Should you check it with curl, the response will be the same, but now we have a endpoint defined as a separate object.

> curl http://127.0.0.1:5000
Hello, Onyx!

Adding a JSON view

Currently our action actually does some rendering. To separate it into another layer, we’ll make use of the Onyx::HTTP views concept.

Views usually don’t know anything about the application logic, all they do is rendering their payload.

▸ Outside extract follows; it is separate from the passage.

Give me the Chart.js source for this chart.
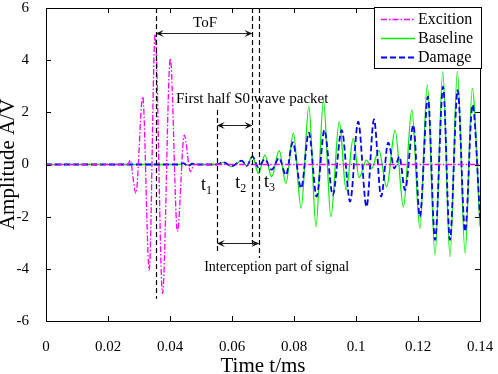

Create a new file at src/views/hello.cr:

└── src
    ├── endpoints
    │   └── hello.cr
    ├── server.cr
    └── views
        └── hello.cr
struct Views::Hello
  include Onyx::HTTP::View

  def initialize(@who : String)
  end

  json message: "Hello, #{@who}!"
end

Now we can use this view in our action:

struct Endpoints::Hello
  include Onyx::HTTP::Endpoint

  def call
    return Views::Hello.new("Onyx")
  end
end
require "onyx/http"

require "./views/**"
require "./endpoints/**"

Onyx::HTTP.get "/", Endpoints::Hello

Onyx::HTTP.listen

The response should now return a JSON string:

> curl http://127.0.0.1:5000
{"message":"Hello, Onyx!"}

Adding query params

Onyx::HTTP::Endpoint module has a powerful params DSL which allows to define strongly-typed parameters. Currently the endpoint always returns "Hello, Onyx!". Let’s change it with a dynamic query parameter:

struct Endpoints::Hello
  include Onyx::HTTP::Endpoint

  params do
    query do
      type who : String = "Onyx" # The default value is "Onyx"
    end
  end

  def call
    # At this point, `params.query.who` is guaranteed to be a String
    return Views::Hello.new(params.query.who)
  end
end

From now on, the URL query affects the returning value:

> curl http://127.0.0.1:5000
{"message":"Hello, Onyx!"}
> curl http://127.0.0.1:5000?who=Crystal
{"message":"Hello, Crystal!"}

That’s all for part I of this tutorial. You’ve learned how to create REST API endpoints with separate business and rendering layers. The complete source code for this (and other) part is available at GitHub.